**Stored records:**
____________

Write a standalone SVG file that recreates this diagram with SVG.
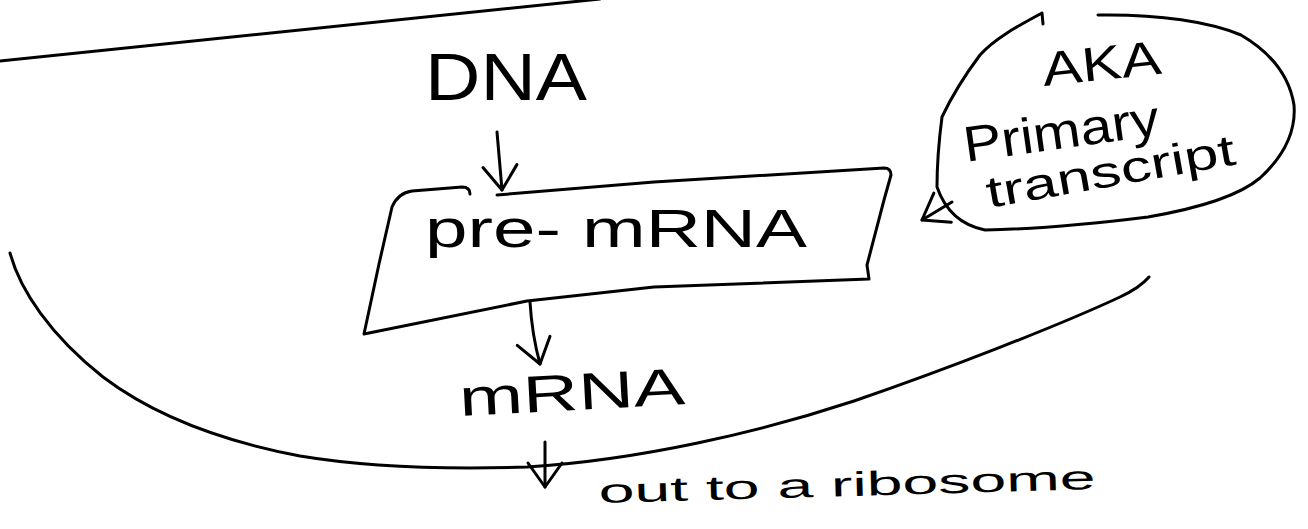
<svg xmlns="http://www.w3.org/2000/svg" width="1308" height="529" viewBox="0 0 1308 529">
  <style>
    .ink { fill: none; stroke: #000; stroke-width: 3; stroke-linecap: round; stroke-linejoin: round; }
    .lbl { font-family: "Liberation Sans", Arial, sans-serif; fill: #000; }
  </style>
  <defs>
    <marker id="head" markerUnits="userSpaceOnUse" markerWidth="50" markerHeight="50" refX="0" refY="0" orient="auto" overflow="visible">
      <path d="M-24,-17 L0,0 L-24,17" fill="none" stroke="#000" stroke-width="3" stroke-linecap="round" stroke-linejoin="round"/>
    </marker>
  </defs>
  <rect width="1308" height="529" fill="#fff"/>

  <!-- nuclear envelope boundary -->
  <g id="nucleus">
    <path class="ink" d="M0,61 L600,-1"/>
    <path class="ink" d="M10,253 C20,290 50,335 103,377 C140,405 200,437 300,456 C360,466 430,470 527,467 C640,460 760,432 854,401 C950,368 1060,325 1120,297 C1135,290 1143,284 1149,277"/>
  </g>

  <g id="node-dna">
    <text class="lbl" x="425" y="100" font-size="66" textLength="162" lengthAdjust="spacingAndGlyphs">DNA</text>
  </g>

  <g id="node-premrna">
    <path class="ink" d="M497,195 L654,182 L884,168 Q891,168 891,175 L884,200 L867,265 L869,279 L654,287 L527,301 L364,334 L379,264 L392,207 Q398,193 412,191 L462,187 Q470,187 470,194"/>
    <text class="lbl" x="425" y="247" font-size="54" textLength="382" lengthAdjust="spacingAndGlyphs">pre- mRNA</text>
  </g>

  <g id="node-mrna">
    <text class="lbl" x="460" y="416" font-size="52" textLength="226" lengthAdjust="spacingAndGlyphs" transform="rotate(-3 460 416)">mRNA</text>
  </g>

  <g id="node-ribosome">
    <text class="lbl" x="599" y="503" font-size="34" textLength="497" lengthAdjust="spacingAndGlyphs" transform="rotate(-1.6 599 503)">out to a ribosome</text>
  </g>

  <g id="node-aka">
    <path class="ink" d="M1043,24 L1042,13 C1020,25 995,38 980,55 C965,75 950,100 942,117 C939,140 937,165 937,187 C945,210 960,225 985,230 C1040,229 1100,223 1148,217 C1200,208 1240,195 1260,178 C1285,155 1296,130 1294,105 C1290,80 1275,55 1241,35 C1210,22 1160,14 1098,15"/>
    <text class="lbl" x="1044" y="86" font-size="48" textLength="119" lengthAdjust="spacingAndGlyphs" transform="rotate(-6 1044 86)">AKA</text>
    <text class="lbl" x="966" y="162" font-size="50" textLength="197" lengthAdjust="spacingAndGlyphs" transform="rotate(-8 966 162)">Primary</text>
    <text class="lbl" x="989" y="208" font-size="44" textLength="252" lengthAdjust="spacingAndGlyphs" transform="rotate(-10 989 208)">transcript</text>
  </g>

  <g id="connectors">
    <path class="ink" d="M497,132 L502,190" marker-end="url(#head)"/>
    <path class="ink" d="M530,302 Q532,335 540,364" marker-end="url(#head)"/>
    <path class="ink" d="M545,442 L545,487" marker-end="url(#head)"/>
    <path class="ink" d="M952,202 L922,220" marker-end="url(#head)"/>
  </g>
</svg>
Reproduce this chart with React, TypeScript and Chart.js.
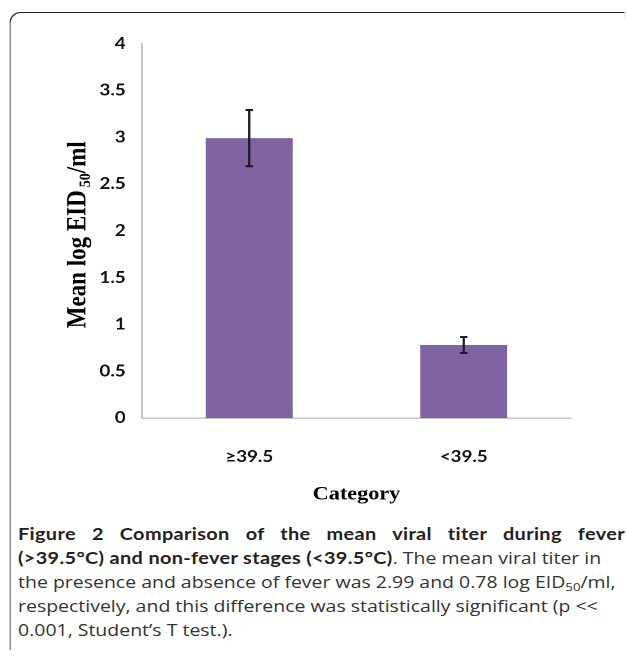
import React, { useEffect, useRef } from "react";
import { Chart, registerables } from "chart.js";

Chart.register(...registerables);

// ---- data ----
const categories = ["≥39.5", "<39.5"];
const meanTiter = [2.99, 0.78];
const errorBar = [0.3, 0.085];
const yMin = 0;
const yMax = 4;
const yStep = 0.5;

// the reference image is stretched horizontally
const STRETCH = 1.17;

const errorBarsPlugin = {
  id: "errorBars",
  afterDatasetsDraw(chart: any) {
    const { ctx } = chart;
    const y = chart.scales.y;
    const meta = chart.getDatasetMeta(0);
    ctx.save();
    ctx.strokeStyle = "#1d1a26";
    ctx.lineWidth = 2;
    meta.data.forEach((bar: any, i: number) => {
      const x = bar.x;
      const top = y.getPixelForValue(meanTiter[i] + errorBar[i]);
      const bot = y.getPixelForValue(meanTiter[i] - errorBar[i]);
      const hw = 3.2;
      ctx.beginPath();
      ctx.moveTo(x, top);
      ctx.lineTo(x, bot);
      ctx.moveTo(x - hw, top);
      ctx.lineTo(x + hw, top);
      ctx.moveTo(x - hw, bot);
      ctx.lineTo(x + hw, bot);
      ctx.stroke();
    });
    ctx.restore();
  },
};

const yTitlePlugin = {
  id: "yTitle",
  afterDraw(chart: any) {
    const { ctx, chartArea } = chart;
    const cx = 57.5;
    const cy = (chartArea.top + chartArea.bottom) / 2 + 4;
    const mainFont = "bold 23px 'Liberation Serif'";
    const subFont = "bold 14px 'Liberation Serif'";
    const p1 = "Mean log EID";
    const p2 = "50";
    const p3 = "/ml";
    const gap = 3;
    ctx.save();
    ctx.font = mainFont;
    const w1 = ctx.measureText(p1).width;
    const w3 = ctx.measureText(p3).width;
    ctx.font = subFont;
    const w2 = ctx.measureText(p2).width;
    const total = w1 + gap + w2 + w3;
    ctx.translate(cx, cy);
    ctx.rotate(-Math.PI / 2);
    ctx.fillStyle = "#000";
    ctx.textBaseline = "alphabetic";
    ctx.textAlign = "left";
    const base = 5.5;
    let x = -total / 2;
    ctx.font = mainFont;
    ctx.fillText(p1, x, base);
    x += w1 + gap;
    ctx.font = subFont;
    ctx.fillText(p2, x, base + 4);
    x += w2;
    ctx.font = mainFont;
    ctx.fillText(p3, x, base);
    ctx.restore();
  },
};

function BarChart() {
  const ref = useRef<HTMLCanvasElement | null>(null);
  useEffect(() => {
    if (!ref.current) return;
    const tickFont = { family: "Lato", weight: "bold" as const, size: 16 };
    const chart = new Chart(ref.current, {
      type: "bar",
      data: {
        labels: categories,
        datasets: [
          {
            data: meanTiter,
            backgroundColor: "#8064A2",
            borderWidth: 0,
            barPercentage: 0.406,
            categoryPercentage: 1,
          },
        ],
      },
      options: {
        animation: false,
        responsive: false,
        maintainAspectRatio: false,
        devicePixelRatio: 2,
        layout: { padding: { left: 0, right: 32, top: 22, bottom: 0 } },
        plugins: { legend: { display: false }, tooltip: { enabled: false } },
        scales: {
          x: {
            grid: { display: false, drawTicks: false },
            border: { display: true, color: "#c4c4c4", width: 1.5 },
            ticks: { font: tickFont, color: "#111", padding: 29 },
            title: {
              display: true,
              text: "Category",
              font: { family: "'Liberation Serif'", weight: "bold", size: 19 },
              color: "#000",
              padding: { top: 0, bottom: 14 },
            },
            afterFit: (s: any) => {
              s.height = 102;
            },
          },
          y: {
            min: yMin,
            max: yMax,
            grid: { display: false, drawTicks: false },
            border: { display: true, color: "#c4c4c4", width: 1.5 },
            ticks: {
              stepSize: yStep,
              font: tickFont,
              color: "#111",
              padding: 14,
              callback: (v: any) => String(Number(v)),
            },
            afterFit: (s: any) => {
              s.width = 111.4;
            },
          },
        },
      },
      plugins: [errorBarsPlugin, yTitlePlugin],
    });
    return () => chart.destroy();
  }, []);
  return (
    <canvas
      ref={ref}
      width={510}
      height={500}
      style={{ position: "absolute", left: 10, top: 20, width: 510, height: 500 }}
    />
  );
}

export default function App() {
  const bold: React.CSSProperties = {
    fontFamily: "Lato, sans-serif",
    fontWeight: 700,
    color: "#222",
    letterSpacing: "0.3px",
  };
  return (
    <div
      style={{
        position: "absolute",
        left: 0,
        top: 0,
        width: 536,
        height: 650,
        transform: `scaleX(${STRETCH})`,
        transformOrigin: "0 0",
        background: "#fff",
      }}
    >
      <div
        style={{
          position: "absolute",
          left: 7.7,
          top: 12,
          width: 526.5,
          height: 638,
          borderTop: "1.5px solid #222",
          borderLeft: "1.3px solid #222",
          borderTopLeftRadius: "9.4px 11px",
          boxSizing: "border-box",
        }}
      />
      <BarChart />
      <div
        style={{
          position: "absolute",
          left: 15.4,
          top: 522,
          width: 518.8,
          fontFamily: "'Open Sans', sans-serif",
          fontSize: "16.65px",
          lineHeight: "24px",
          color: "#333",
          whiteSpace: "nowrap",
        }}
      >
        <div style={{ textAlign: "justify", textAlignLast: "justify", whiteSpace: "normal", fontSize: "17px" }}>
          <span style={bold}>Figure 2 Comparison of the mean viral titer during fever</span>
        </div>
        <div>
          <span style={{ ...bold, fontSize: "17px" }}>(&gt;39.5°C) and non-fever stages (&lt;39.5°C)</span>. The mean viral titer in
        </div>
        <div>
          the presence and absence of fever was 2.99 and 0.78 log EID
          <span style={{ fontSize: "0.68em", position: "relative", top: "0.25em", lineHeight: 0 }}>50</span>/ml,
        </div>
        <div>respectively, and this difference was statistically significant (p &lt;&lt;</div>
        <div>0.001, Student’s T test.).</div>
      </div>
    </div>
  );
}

____________

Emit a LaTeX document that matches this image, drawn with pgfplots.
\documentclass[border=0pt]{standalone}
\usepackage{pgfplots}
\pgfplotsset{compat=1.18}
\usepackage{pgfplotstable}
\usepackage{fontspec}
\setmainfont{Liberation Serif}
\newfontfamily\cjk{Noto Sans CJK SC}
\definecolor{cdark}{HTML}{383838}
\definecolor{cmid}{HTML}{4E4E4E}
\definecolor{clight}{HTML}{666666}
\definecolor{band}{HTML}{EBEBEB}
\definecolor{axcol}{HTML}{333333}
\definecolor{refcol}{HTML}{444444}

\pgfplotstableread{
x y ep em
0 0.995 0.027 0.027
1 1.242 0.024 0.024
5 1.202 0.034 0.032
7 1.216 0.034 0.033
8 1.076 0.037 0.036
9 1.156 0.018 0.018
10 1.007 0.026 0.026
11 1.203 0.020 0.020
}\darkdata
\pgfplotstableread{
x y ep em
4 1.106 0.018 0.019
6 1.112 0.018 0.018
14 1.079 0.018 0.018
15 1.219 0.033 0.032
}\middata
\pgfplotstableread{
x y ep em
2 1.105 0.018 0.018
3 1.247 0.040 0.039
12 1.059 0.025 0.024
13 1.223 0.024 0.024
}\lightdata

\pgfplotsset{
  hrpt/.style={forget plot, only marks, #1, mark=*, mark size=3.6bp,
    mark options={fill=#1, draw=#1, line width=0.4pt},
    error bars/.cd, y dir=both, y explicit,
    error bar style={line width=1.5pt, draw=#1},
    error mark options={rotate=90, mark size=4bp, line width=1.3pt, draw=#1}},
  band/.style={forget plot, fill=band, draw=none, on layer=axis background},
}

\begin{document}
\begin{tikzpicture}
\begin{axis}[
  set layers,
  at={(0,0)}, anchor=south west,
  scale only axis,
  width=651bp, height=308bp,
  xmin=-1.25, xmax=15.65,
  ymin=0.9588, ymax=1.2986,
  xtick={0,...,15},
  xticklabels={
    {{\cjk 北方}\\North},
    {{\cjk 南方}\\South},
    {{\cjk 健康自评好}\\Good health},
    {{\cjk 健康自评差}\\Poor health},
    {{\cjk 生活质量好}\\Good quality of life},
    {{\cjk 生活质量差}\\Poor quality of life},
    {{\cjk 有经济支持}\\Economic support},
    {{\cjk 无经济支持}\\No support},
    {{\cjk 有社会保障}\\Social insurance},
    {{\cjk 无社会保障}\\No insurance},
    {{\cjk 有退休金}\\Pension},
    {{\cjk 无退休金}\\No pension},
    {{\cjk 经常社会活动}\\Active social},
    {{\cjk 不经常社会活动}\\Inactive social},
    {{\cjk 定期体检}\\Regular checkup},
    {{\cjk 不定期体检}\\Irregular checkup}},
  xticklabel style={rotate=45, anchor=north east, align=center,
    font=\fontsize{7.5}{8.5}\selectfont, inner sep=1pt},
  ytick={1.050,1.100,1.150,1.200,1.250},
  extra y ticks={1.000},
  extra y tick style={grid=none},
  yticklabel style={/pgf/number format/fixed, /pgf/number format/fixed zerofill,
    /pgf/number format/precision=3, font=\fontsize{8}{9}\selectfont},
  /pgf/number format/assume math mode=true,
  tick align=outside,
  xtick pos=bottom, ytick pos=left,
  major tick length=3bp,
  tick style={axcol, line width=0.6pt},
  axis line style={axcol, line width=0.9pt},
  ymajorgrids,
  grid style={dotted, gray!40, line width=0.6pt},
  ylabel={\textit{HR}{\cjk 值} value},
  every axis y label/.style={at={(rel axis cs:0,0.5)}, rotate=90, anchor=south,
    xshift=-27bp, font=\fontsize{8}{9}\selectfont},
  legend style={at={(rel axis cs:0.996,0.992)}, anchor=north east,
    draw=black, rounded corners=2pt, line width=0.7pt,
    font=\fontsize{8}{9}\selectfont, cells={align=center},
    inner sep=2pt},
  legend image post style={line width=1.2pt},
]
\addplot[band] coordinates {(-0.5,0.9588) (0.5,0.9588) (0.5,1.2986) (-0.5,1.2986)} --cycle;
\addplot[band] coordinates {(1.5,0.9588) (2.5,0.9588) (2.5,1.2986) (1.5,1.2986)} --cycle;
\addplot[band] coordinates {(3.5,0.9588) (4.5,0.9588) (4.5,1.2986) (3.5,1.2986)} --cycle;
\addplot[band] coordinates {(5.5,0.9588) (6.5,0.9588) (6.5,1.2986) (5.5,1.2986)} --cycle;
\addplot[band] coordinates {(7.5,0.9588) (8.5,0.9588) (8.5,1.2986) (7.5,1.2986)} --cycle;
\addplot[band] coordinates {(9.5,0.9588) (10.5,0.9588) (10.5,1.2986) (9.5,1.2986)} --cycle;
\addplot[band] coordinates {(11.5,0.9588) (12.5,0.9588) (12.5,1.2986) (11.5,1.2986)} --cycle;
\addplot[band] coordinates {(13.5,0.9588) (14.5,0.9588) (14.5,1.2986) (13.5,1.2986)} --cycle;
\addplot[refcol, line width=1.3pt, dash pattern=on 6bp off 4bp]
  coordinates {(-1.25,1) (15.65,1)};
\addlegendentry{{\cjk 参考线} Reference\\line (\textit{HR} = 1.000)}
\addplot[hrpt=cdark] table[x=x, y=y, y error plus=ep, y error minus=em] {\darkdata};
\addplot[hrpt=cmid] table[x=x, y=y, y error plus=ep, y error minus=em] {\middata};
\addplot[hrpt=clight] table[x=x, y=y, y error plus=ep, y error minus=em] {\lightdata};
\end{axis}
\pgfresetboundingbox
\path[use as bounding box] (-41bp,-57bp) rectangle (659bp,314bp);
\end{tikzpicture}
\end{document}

____________

Only the lines from the one bearing "Reproduce this chart" to the one bearing "const STRETCH = 1.17;", both included, should be restated word for word, with pictures left out.

Reproduce this chart with React, TypeScript and Chart.js.
import React, { useEffect, useRef } from "react";
import { Chart, registerables } from "chart.js";

Chart.register(...registerables);

// ---- data ----
const categories = ["≥39.5", "<39.5"];
const meanTiter = [2.99, 0.78];
const errorBar = [0.3, 0.085];
const yMin = 0;
const yMax = 4;
const yStep = 0.5;

// the reference image is stretched horizontally
const STRETCH = 1.17;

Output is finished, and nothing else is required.